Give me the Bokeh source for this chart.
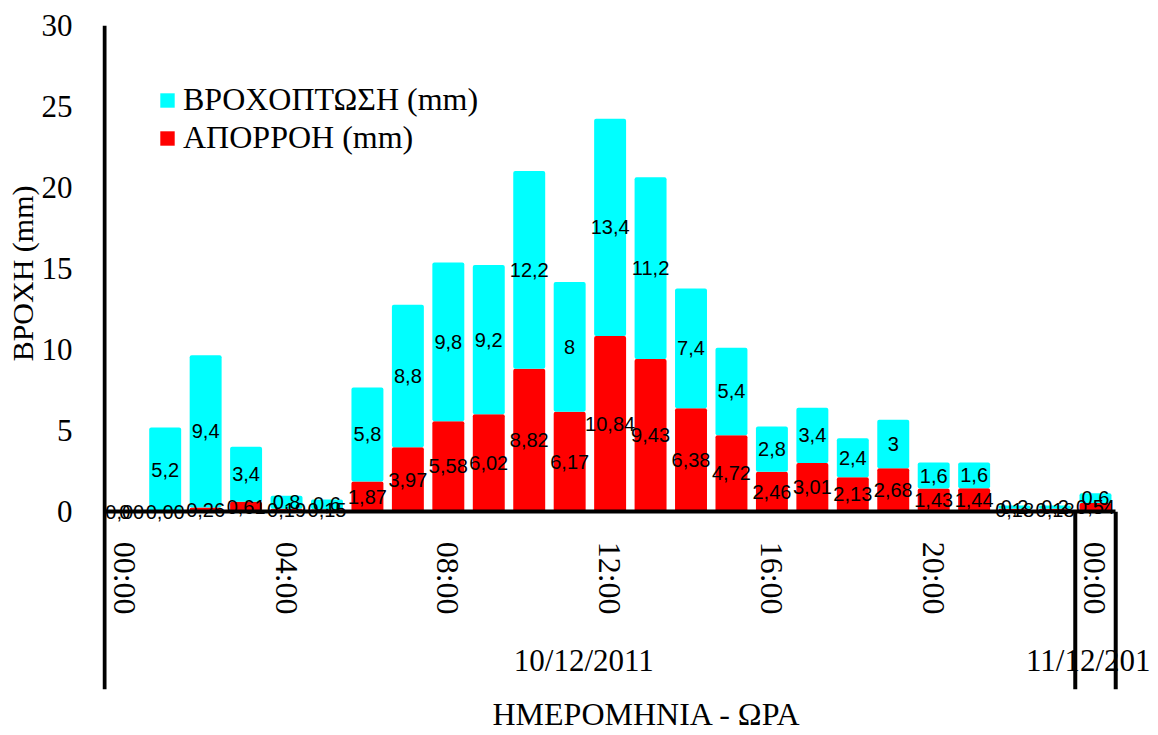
from bokeh.plotting import figure
from bokeh.models import (ColumnDataSource, LinearAxis, FixedTicker, Range1d,
                          Legend, LegendItem, Title)
from bokeh.embed import file_html
from bokeh.resources import INLINE
from bokeh.core.properties import value

# ---- data ----
hours = list(range(25))
rain = [0, 5.2, 9.4, 3.4, 0.8, 0.6, 5.8, 8.8, 9.8, 9.2, 12.2, 8, 13.4, 11.2,
        7.4, 5.4, 2.8, 3.4, 2.4, 3, 1.6, 1.6, 0.2, 0.2, 0.6]
runoff = [0, 0, 0.26, 0.61, 0.19, 0.15, 1.87, 3.97, 5.58, 6.02, 8.82, 6.17,
          10.84, 9.43, 6.38, 4.72, 2.46, 3.01, 2.13, 2.68, 1.43, 1.44, 0.18,
          0.18, 0.54]
hour_ticks = [0, 4, 8, 12, 16, 20, 24]
hour_labels = ["00:00", "04:00", "08:00", "12:00", "16:00", "20:00", "00:00"]
date_ticks = [11.35, 23.85]
date_labels = ["10/12/2011", "11/12/201"]
y_ticks = [0, 5, 10, 15, 20, 25, 30]
sep_x = [-0.5, 23.5, 24.5]
sep_top = [30, 0, 0]

SERIF = "Liberation Serif"

Y_MIN = -10.97
p = figure(width=1150, height=735,
           x_range=Range1d(-0.55, 25.36), y_range=Range1d(Y_MIN, 30),
           output_backend="svg", toolbar_location=None,
           x_axis_location=None, y_axis_location=None,
           min_border_left=102, min_border_right=0,
           min_border_top=25, min_border_bottom=45)
p.outline_line_color = None
p.grid.visible = False
p.background_fill_color = "white"
p.border_fill_color = "white"

# ---- y axis ----
yaxis = LinearAxis(ticker=FixedTicker(ticks=y_ticks),
                   axis_line_color=None,
                   major_tick_out=0, major_tick_in=0,
                   minor_tick_out=0, minor_tick_in=0,
                   major_label_standoff=30,
                   major_label_text_font=SERIF,
                   major_label_text_font_size="31px",
                   major_label_text_color="black")
p.add_layout(yaxis, "left")

ytitle = Title(text="ΒΡΟΧΗ (mm)", align="right", offset=160, standoff=0,
               text_font=SERIF, text_font_size="30px",
               text_font_style="normal", text_color="black")
p.add_layout(ytitle, "left")

# ---- hour axis (at y = 0) ----
haxis = LinearAxis(fixed_location=0, bounds=(-0.5, 24.5),
                   ticker=FixedTicker(ticks=hour_ticks),
                   major_label_overrides={t: l for t, l in zip(hour_ticks, hour_labels)},
                   major_label_orientation="vertical",
                   axis_line_width=4, axis_line_color="black",
                   major_tick_out=0, major_tick_in=0,
                   minor_tick_out=0, minor_tick_in=0,
                   major_label_standoff=30,
                   major_label_text_font=SERIF,
                   major_label_text_font_size="32px",
                   major_label_text_color="black")
p.add_layout(haxis, "below")

# ---- date axis ----
daxis = LinearAxis(fixed_location=-8.1,
                   ticker=FixedTicker(ticks=date_ticks),
                   major_label_overrides={t: l for t, l in zip(date_ticks, date_labels)},
                   axis_line_color=None,
                   major_tick_out=0, major_tick_in=0,
                   minor_tick_out=0, minor_tick_in=0,
                   major_label_standoff=0,
                   major_label_text_font=SERIF,
                   major_label_text_font_size="31px",
                   major_label_text_color="black")
p.add_layout(daxis, "below")

# ---- x title ----
xtitle = Title(text="ΗΜΕΡΟΜΗΝΙΑ - ΩΡΑ", align="left", offset=390, standoff=8,
               text_font=SERIF, text_font_size="32px",
               text_font_style="normal", text_color="black")
p.add_layout(xtitle, "below")

# ---- bars ----
src = ColumnDataSource(dict(
    x=hours, runoff=runoff, rain=rain,
    runoff_mid=[r / 2 for r in runoff],
    rain_mid=[r + q / 2 for r, q in zip(runoff, rain)],
    runoff_txt=[f"{r:.2f}".replace(".", ",") for r in runoff],
    rain_txt=[f"{q:g}".replace(".", ",") for q in rain],
))
rs = p.vbar_stack(["runoff", "rain"], x="x", width=0.79, source=src,
                  fill_color=["#FF0000", "#00FFFF"], line_color=None,
                  border_radius=2)

# separators / axis lines
p.segment(x0=sep_x, y0=[Y_MIN] * len(sep_x), x1=sep_x, y1=sep_top,
          line_color="black", line_width=4)

# data labels
for ycol, tcol in (("runoff_mid", "runoff_txt"), ("rain_mid", "rain_txt")):
    p.text(x="x", y=ycol, text=tcol, source=src,
           text_font=value("Liberation Sans"), text_font_size="20px",
           text_align="center", text_baseline="middle", text_color="black")

legend = Legend(items=[LegendItem(label="ΒΡΟΧΟΠΤΩΣΗ (mm)", renderers=[rs[1]]),
                       LegendItem(label="ΑΠΟΡΡΟΗ (mm)", renderers=[rs[0]])],
                location="top_left", margin=56, padding=6,
                glyph_width=18, glyph_height=18, label_height=36,
                label_standoff=7, spacing=1,
                background_fill_alpha=0, border_line_color=None,
                label_text_font=SERIF, label_text_font_size="32px",
                label_text_color="black")
p.add_layout(legend)

open("out.html", "w").write(file_html(p, INLINE))
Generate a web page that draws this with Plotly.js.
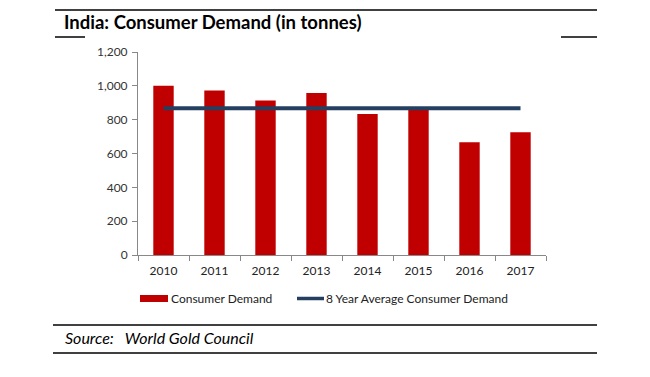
<!DOCTYPE html>
<html>
<head>
<meta charset="utf-8">
<script src="https://cdn.plot.ly/plotly-3.0.1.min.js"></script>
<style>html,body{margin:0;padding:0;background:#fff;}#chart{width:650px;height:377px;}</style>
</head>
<body>
<div id="chart"></div>
<script>
const years = ['2010','2011','2012','2013','2014','2015','2016','2017'];
const consumerDemand = [1000, 973, 914, 957, 833, 872, 666, 726];
const averageDemand = [867, 867, 867, 867, 867, 867, 867, 867];
const yTickValues = [0, 200, 400, 600, 800, 1000, 1200];
const yTickLabels = ['0', '200', '400', '600', '800', '1,000', '1,200'];
const seriesNames = ['Consumer Demand', '8 Year Average Consumer Demand'];

const FONT = 'Lato, "Open Sans", sans-serif';
const BAR_COLOR = '#C00000';
const LINE_COLOR = '#243F60';

const traces = [
  {
    type: 'bar', name: seriesNames[0], x: years, y: consumerDemand,
    marker: {color: BAR_COLOR}, showlegend: false
  },
  {
    type: 'scatter', mode: 'lines', name: seriesNames[1],
    x: years, y: averageDemand, showlegend: false,
    line: {color: LINE_COLOR, width: 4}
  }
];

const W = 650, H = 377, L = 138, R = 104, T = 52, B = 122;
const pw = W - L - R, ph = H - T - B;
const px = x => (x - L) / pw;
const py = y => (H - B - y) / ph;

const lineShape = (x0, x1, y, w, c) => ({type: 'line', xref: 'paper', yref: 'paper',
  x0: px(x0), x1: px(x1), y0: py(y), y1: py(y), line: {color: c || '#000', width: w || 1.5}});

const layout = {
  width: W, height: H,
  margin: {l: L, r: R, t: T, b: B, pad: 0},
  paper_bgcolor: '#fff', plot_bgcolor: '#fff',
  font: {family: FONT, color: '#333'},
  showlegend: false,
  bargap: 0.6,
  xaxis: {
    type: 'category', showline: true, linecolor: '#888', linewidth: 1,
    ticks: 'outside', tickson: 'boundaries', ticklen: 5, tickcolor: '#888',
    ticklabelstandoff: 5,
    tickfont: {size: 12, color: '#222', family: FONT}, showgrid: false, zeroline: false,
    fixedrange: true
  },
  yaxis: {
    range: [0, 1200], tickvals: yTickValues, ticktext: yTickLabels,
    showline: true, linecolor: '#888', linewidth: 1,
    ticks: 'outside', ticklen: 5, tickcolor: '#888',
    ticklabelstandoff: 2,
    tickfont: {size: 12, color: '#333', family: FONT}, showgrid: false, zeroline: false,
    fixedrange: true
  },
  shapes: [
    lineShape(55, 597, 10),
    lineShape(55, 85, 37),
    lineShape(561, 597, 37),
    lineShape(53, 597, 325),
    lineShape(53, 597, 353),
    // legend keys
    {type: 'rect', xref: 'paper', yref: 'paper', x0: px(140), x1: px(168), y0: py(302), y1: py(295),
      fillcolor: BAR_COLOR, line: {width: 0}},
    lineShape(297, 324, 298.5, 3.5, LINE_COLOR)
  ],
  annotations: [
    {text: '<b>India: Consumer Demand (in tonnes)</b>', xref: 'paper', yref: 'paper',
      x: px(62), y: py(22), xanchor: 'left', yanchor: 'middle', showarrow: false,
      font: {size: 18.5, color: '#000', family: FONT}},
    {text: '<i>Source:&nbsp;&nbsp; World Gold Council</i>', xref: 'paper', yref: 'paper',
      x: px(63), y: py(337), xanchor: 'left', yanchor: 'middle', showarrow: false,
      font: {size: 16, color: '#000', family: FONT}},
    {text: seriesNames[0], xref: 'paper', yref: 'paper',
      x: px(169), y: py(298.5), xanchor: 'left', yanchor: 'middle', showarrow: false,
      font: {size: 12, color: '#222', family: FONT}},
    {text: seriesNames[1], xref: 'paper', yref: 'paper',
      x: px(324), y: py(298.5), xanchor: 'left', yanchor: 'middle', showarrow: false,
      font: {size: 12, color: '#222', family: FONT}}
  ]
};

Plotly.newPlot('chart', traces, layout, {displayModeBar: false, staticPlot: true});
</script>
</body>
</html>
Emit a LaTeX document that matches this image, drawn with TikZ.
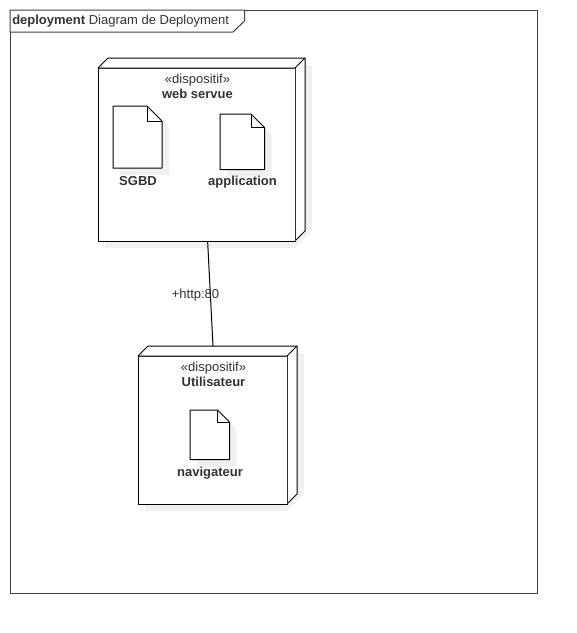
----
**Stated problem**
Above are some records; extract exactly the lines from the one containing "Generate a web" through the one containing "const LINE_COLOR = '#243F60';" and drop the pictures.

**Final result**
Generate a web page that draws this with Plotly.js.
<!DOCTYPE html>
<html>
<head>
<meta charset="utf-8">
<script src="https://cdn.plot.ly/plotly-3.0.1.min.js"></script>
<style>html,body{margin:0;padding:0;background:#fff;}#chart{width:650px;height:377px;}</style>
</head>
<body>
<div id="chart"></div>
<script>
const years = ['2010','2011','2012','2013','2014','2015','2016','2017'];
const consumerDemand = [1000, 973, 914, 957, 833, 872, 666, 726];
const averageDemand = [867, 867, 867, 867, 867, 867, 867, 867];
const yTickValues = [0, 200, 400, 600, 800, 1000, 1200];
const yTickLabels = ['0', '200', '400', '600', '800', '1,000', '1,200'];
const seriesNames = ['Consumer Demand', '8 Year Average Consumer Demand'];

const FONT = 'Lato, "Open Sans", sans-serif';
const BAR_COLOR = '#C00000';
const LINE_COLOR = '#243F60';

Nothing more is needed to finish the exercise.